Friday, March 12, 2004

EARTH FESTVALS

Now that nobody agrees about anything much, especially about God, it's high time we resurrected the old festivals which may or may not have been observed by the Celts. (Unfortunately, we can only see in any detail through Roman eyes...) They would work equally well, or better, as post-modern feast days. Oh, and they should all, ALL, be bank holidays!

Ever since I first saw The Wicker Man when I was 15, I've been fascinated by them because they're so evocative and, being almost equally spaced round the "wheel of the year", give some sense of order to recurring time. They provide a real reason to celebrate because each is in tune with our northern islands.

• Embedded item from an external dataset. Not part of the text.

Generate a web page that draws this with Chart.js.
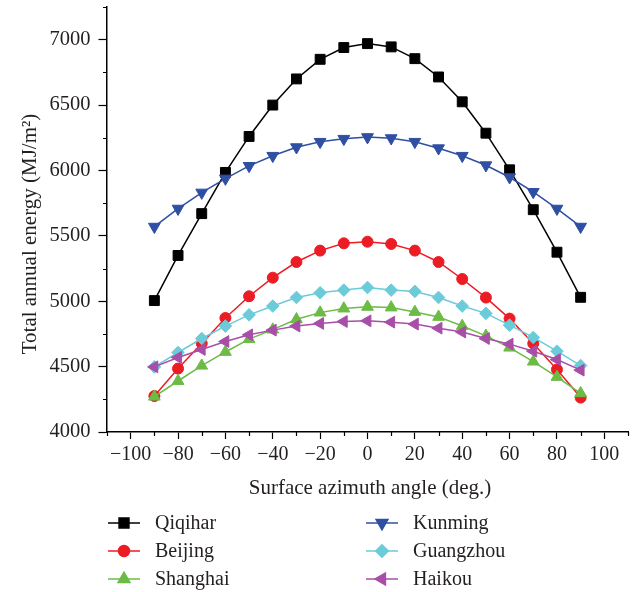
<!DOCTYPE html>
<html lang="en">
<head>
  <meta charset="UTF-8">
  <title>Total annual energy vs surface azimuth angle</title>
  <script src="https://cdn.jsdelivr.net/npm/chart.js"></script>
  <style>
    body {
      margin: 0;
      background: #ffffff;
    }
    #wrap {
      width: 637px;
      height: 592px;
    }
  </style>
</head>
<body>
  <div id="wrap"><canvas id="energyChart" width="637" height="592"></canvas></div>

  <script>
    // azimuth angle (deg.) for every series
    const azimuth = [-90, -80, -70, -60, -50, -40, -30, -20, -10, 0, 10, 20, 30, 40, 50, 60, 70, 80, 90];

    // total annual energy, MJ/m2
    const qiqihar   = [5005, 5350, 5670, 5985, 6260, 6500, 6700, 6850, 6940, 6970, 6945, 6855, 6715, 6525, 6285, 6005, 5700, 5375, 5030];
    const beijing   = [4275, 4485, 4677, 4872, 5038, 5180, 5300, 5387, 5443, 5455, 5438, 5387, 5300, 5170, 5028, 4867, 4677, 4478, 4263];
    const shanghai  = [4270, 4390, 4507, 4612, 4710, 4783, 4862, 4913, 4944, 4957, 4952, 4918, 4880, 4811, 4735, 4645, 4538, 4421, 4296];
    const kunming   = [5570, 5708, 5831, 5938, 6035, 6112, 6178, 6219, 6242, 6255, 6247, 6219, 6170, 6112, 6040, 5948, 5836, 5708, 5570];
    const guangzhou = [4498, 4608, 4715, 4810, 4896, 4963, 5029, 5065, 5085, 5105, 5085, 5075, 5029, 4963, 4907, 4817, 4723, 4618, 4508];
    const haikou    = [4498, 4570, 4631, 4692, 4743, 4779, 4810, 4830, 4845, 4850, 4840, 4825, 4794, 4764, 4715, 4672, 4618, 4554, 4473];

    const xTitle = "Surface azimuth angle (deg.)";
    const yTitle = "Total annual energy (MJ/m\u00B2)";

    const FONT = '"Liberation Serif", "Times New Roman", serif';
    const TEXT = "#231f20";

    const series = (label, data, color, style, radius, rotation, order) => ({
      label,
      data: azimuth.map((a, i) => ({ x: a, y: data[i] })),
      borderColor: color,
      backgroundColor: color,
      borderWidth: 1.5,
      pointStyle: style,
      pointRadius: radius,
      pointRotation: rotation,
      pointBorderWidth: 1,
      pointBorderColor: color,
      pointBackgroundColor: color,
      tension: 0,
      order
    });

    const datasets = [
      series("Qiqihar",   qiqihar,   "#000000", "rect",     7,   0,   5),
      series("Beijing",   beijing,   "#ec1c24", "circle",   5.5, 0,   3),
      series("Shanghai",  shanghai,  "#6cbb45", "triangle", 6.8, 0,   1),
      series("Kunming",   kunming,   "#2f4fa2", "triangle", 6.8, 180, 4),
      series("Guangzhou", guangzhou, "#6ccbd9", "rectRot",  6.3, 0,   2),
      series("Haikou",    haikou,    "#a84ea8", "triangle", 6.8, 270, 0)
    ];

    const minus = v => (v < 0 ? "\u2212" + Math.abs(v) : String(v));

    // short minor ticks, axis titles and the two-column legend
    const decorations = {
      id: "decorations",
      afterDraw(chart) {
        const { ctx, scales: { x, y } } = chart;
        ctx.save();
        ctx.strokeStyle = "#000";
        ctx.lineWidth = 1.2;
        ctx.beginPath();
        x.ticks.forEach(t => {
          if (t.value % 20 !== 0) {
            const px = Math.round(x.getPixelForValue(t.value)) + 0.5;
            ctx.moveTo(px, x.top);
            ctx.lineTo(px, x.top + 4);
          }
        });
        y.ticks.forEach(t => {
          if (t.value % 500 !== 0) {
            const py = Math.round(y.getPixelForValue(t.value)) + 0.5;
            ctx.moveTo(y.right - 4, py);
            ctx.lineTo(y.right, py);
          }
        });
        ctx.stroke();

        ctx.fillStyle = TEXT;
        ctx.font = "21px " + FONT;
        ctx.textAlign = "center";
        ctx.textBaseline = "alphabetic";
        ctx.fillText(xTitle, 370, 494);

        ctx.save();
        ctx.translate(36, 234);
        ctx.rotate(-Math.PI / 2);
        ctx.fillText(yTitle, 0, 0);
        ctx.restore();

        // legend
        const cols = [108, 366];
        const rows = [523, 551, 579];
        ctx.font = "20px " + FONT;
        ctx.textAlign = "left";
        ctx.textBaseline = "middle";
        chart.data.datasets.forEach((ds, i) => {
          const lx = cols[Math.floor(i / 3)];
          const ly = rows[i % 3];
          ctx.strokeStyle = ds.borderColor;
          ctx.lineWidth = 1.5;
          ctx.beginPath();
          ctx.moveTo(lx, ly);
          ctx.lineTo(lx + 32, ly);
          ctx.stroke();
          ctx.fillStyle = ds.backgroundColor;
          ctx.strokeStyle = ds.borderColor;
          Chart.helpers.drawPoint(ctx, {
            pointStyle: ds.pointStyle,
            rotation: ds.pointRotation,
            radius: ds.pointRadius,
            borderWidth: 1
          }, lx + 16, ly);
          ctx.fillStyle = TEXT;
          ctx.fillText(ds.label, lx + 47, ly + 1);
        });
        ctx.restore();
      }
    };

    new Chart(document.getElementById("energyChart"), {
      type: "line",
      data: { datasets },
      options: {
        responsive: false,
        animation: false,
        layout: { padding: { left: 0, right: 9, top: 7, bottom: 120 }, autoPadding: false },
        plugins: { legend: { display: false }, tooltip: { enabled: false } },
        scales: {
          x: {
            type: "linear",
            min: -110,
            max: 110,
            ticks: {
              stepSize: 10,
              autoSkip: false,
              maxRotation: 0,
              padding: 4,
              color: TEXT,
              font: { family: FONT, size: 20 },
              callback: v => (v % 20 === 0 ? minus(v) : "")
            },
            grid: {
              drawOnChartArea: false,
              tickLength: 7,
              tickWidth: 1.2,
              tickColor: c => (c.tick && c.tick.value % 20 !== 0 ? "rgba(0,0,0,0)" : "#000")
            },
            border: { color: "#000", width: 1.5 },
            afterFit: s => {
              s.height = 40;
              s.paddingLeft = 0;
              s.paddingRight = 0;
            }
          },
          y: {
            type: "linear",
            min: 4000,
            max: 7250,
            ticks: {
              stepSize: 250,
              autoSkip: false,
              padding: 8,
              color: TEXT,
              font: { family: FONT, size: 20.5 },
              callback: v => (v % 500 === 0 ? String(v) : "")
            },
            grid: {
              drawOnChartArea: false,
              tickLength: 8.5,
              tickWidth: 1.2,
              tickColor: c => (c.tick && c.tick.value % 500 !== 0 ? "rgba(0,0,0,0)" : "#000")
            },
            border: { color: "#000", width: 1.5 },
            afterFit: s => {
              s.width = 107;
              s.paddingTop = 0;
              s.paddingBottom = 0;
            }
          }
        }
      },
      plugins: [decorations]
    });
  </script>
</body>
</html>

BELTAINE (May Day): The triumph of Spring, the garlanded fanfare to what is surely the giddiest season: high, high Summer!
THE SUMMER SOLSTICE: Midsummer's Day, when you feel as if anything is possible. They even let hippies get to Stonehenge now, don't they?
LUGHNASADH (around August 1st): beginning of the harvest (not any more). I always feel a bit sad that this marks the last of the summer true, although some hot days are left.
SAMHAIN (Hallowe'en/All Saints): end of the harvest. Anything you harvest after this is - West Country accents - accurrrsed! The veil between the worlds is thin. This was a day for remembering the Ancestors - hence its ghostly associations now.
THE WINTER SOLSTICE: (Yule) (Sonnenwende) Rebirth of the divine sun amid the darkness.
IMBOLC: (around February 1st) (Candlemas) First stirrings of Spring. This is supposed to be when the ewes first produce milk.

Add the Autumn and Spring equinoxes and you have a perfect suite of highly charged symbols - capable of endless interpretation and reworking - to remind people that, despite everything, there's still an earth and a sun and we're still dependent on them. Only problem is that the card industry would have a field day. Despite this,

Hail to the God of the Corn! (and sorry to policemen everywhere.)